- [YOUR TASK]: Lines with "Clone this chart in Apache ECharts." and "['#4472C4', '#ED7D31', '#A5A5A5', '#FFC000', '#5B9BD5'];" mark the range, both included. Reproduce exactly that stretch, without pictures.

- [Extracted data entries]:
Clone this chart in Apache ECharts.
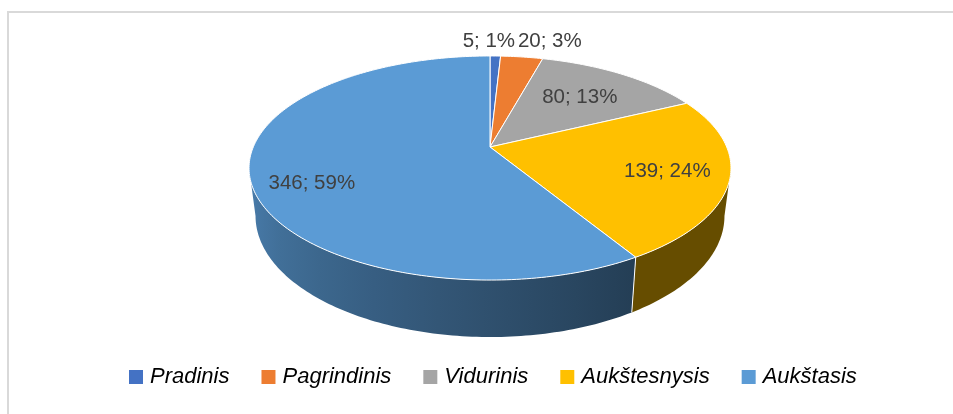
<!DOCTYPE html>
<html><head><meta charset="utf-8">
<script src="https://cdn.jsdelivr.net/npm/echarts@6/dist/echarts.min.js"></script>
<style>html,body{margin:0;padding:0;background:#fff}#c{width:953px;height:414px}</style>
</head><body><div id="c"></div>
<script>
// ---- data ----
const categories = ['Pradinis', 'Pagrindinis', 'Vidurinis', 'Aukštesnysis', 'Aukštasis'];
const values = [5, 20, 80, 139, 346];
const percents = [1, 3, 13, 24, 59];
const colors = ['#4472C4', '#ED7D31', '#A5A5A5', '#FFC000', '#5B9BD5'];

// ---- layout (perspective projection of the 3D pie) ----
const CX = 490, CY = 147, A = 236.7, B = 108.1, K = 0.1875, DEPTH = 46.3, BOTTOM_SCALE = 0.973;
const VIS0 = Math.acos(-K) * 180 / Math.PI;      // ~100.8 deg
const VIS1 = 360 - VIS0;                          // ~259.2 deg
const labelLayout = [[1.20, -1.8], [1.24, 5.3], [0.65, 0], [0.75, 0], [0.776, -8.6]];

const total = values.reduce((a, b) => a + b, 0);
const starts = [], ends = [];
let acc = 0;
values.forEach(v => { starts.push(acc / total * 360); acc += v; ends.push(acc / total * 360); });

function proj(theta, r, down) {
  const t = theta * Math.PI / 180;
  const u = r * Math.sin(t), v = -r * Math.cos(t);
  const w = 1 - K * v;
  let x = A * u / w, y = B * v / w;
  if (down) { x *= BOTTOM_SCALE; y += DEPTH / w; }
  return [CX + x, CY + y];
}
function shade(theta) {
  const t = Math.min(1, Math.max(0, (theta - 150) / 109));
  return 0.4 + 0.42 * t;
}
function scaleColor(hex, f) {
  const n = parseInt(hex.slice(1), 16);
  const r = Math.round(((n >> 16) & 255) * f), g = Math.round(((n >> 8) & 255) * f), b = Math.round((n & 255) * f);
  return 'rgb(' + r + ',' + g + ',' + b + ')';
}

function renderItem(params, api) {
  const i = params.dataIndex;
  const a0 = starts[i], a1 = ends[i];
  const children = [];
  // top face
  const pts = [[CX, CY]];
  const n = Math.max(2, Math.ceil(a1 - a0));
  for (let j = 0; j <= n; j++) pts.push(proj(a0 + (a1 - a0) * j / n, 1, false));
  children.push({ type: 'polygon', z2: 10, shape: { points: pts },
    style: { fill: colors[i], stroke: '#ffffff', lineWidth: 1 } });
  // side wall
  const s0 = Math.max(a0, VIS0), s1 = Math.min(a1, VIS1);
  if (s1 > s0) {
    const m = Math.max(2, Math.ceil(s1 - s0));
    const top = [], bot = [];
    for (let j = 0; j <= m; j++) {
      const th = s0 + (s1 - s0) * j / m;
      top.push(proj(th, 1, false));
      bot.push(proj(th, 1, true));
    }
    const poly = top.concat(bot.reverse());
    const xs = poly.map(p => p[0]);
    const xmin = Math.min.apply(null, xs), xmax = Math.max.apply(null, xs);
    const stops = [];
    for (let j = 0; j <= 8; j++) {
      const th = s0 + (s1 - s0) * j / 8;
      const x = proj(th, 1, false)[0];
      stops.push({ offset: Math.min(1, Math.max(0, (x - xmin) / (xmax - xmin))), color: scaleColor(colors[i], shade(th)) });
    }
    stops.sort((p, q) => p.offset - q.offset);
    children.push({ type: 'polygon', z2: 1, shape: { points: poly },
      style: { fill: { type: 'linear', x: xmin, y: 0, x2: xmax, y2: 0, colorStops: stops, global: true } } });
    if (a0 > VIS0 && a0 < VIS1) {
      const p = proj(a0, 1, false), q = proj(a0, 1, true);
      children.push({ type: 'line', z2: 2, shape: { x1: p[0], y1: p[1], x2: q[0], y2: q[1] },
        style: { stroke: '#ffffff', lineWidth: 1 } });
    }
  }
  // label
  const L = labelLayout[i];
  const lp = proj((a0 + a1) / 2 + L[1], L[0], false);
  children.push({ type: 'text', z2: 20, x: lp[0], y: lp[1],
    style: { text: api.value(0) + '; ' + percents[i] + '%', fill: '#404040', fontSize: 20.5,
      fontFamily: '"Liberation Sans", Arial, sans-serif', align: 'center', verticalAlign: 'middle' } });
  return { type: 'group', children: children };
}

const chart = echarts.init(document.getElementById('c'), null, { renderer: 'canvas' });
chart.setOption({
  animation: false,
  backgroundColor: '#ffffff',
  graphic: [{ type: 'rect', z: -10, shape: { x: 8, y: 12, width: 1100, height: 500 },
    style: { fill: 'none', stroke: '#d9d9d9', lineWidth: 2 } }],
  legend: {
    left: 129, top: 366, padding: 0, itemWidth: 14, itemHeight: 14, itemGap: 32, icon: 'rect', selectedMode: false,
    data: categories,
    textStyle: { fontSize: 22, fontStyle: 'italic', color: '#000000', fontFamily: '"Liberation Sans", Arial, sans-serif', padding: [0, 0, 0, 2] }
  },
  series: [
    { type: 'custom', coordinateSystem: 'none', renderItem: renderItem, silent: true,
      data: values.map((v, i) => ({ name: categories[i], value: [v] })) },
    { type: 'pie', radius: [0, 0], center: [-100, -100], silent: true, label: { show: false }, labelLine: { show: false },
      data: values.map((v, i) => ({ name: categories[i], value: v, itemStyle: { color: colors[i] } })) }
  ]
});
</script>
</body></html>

==

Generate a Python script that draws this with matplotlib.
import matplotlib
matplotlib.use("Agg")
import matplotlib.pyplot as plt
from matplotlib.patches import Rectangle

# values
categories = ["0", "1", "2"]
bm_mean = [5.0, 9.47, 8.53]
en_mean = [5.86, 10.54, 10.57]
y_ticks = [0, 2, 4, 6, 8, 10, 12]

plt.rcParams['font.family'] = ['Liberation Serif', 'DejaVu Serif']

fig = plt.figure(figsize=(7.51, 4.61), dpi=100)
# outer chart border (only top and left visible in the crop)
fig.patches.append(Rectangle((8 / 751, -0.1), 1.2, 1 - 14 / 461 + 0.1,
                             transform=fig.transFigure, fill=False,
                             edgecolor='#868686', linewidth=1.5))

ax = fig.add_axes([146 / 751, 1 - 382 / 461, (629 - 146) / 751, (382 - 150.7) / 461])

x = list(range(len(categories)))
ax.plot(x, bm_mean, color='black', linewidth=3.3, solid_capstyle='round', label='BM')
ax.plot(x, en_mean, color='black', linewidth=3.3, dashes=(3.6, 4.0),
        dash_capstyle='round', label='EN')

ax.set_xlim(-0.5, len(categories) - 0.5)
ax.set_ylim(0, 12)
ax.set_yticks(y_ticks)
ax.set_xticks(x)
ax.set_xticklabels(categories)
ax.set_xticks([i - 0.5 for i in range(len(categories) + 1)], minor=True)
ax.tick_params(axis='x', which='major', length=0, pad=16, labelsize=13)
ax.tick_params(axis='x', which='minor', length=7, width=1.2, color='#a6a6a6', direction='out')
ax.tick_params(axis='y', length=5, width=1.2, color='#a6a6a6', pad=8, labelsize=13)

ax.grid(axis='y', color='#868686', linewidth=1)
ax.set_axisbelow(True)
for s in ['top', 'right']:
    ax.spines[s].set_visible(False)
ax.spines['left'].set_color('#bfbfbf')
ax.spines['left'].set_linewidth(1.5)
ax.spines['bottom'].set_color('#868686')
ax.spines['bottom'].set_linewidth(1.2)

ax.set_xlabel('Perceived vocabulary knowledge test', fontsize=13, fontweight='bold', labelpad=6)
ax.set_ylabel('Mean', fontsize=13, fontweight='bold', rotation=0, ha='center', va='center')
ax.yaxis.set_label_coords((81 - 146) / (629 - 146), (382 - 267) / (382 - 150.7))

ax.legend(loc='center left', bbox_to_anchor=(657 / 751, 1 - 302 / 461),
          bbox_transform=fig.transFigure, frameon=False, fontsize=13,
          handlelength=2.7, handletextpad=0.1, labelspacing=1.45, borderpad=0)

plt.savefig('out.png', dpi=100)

...

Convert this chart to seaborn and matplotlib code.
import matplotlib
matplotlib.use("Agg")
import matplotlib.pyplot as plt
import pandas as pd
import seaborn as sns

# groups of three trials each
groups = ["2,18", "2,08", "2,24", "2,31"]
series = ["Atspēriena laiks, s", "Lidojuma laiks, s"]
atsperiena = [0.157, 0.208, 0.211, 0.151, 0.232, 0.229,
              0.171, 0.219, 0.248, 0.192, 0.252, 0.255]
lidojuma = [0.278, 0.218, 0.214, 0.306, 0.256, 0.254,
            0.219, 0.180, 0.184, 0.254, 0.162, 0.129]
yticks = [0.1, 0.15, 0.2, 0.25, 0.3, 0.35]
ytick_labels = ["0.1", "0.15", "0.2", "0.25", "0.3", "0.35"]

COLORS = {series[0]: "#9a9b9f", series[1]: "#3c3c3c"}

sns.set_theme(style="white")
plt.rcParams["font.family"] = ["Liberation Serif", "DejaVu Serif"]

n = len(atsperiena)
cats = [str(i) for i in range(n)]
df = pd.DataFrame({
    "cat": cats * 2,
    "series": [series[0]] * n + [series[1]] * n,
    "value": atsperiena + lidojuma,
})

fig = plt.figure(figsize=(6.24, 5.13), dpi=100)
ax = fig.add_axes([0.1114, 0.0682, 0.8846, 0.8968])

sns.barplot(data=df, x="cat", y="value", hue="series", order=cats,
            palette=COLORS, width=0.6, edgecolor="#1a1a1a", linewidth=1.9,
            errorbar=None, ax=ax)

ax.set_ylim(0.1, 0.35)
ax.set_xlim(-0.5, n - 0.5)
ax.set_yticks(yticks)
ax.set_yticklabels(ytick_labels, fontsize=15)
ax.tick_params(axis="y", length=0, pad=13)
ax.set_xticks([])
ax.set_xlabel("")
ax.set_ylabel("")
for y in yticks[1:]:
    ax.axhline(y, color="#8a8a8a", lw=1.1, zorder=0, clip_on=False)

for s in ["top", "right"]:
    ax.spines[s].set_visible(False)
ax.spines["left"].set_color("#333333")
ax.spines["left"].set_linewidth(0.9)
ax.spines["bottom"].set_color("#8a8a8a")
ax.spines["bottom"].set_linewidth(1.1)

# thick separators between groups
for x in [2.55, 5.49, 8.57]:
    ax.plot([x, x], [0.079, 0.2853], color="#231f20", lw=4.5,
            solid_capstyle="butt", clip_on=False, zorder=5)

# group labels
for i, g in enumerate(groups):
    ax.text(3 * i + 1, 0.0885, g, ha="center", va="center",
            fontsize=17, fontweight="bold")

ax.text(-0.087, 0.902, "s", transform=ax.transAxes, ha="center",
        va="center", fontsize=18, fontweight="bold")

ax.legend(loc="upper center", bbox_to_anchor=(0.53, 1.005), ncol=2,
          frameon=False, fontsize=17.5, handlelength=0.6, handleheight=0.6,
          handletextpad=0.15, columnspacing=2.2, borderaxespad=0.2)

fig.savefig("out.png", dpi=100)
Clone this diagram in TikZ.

- [SOLUTION BELOW]:
Clone this chart in Apache ECharts.
<!DOCTYPE html>
<html><head><meta charset="utf-8">
<script src="https://cdn.jsdelivr.net/npm/echarts@6/dist/echarts.min.js"></script>
<style>html,body{margin:0;padding:0;background:#fff}#c{width:953px;height:414px}</style>
</head><body><div id="c"></div>
<script>
// ---- data ----
const categories = ['Pradinis', 'Pagrindinis', 'Vidurinis', 'Aukštesnysis', 'Aukštasis'];
const values = [5, 20, 80, 139, 346];
const percents = [1, 3, 13, 24, 59];
const colors = ['#4472C4', '#ED7D31', '#A5A5A5', '#FFC000', '#5B9BD5'];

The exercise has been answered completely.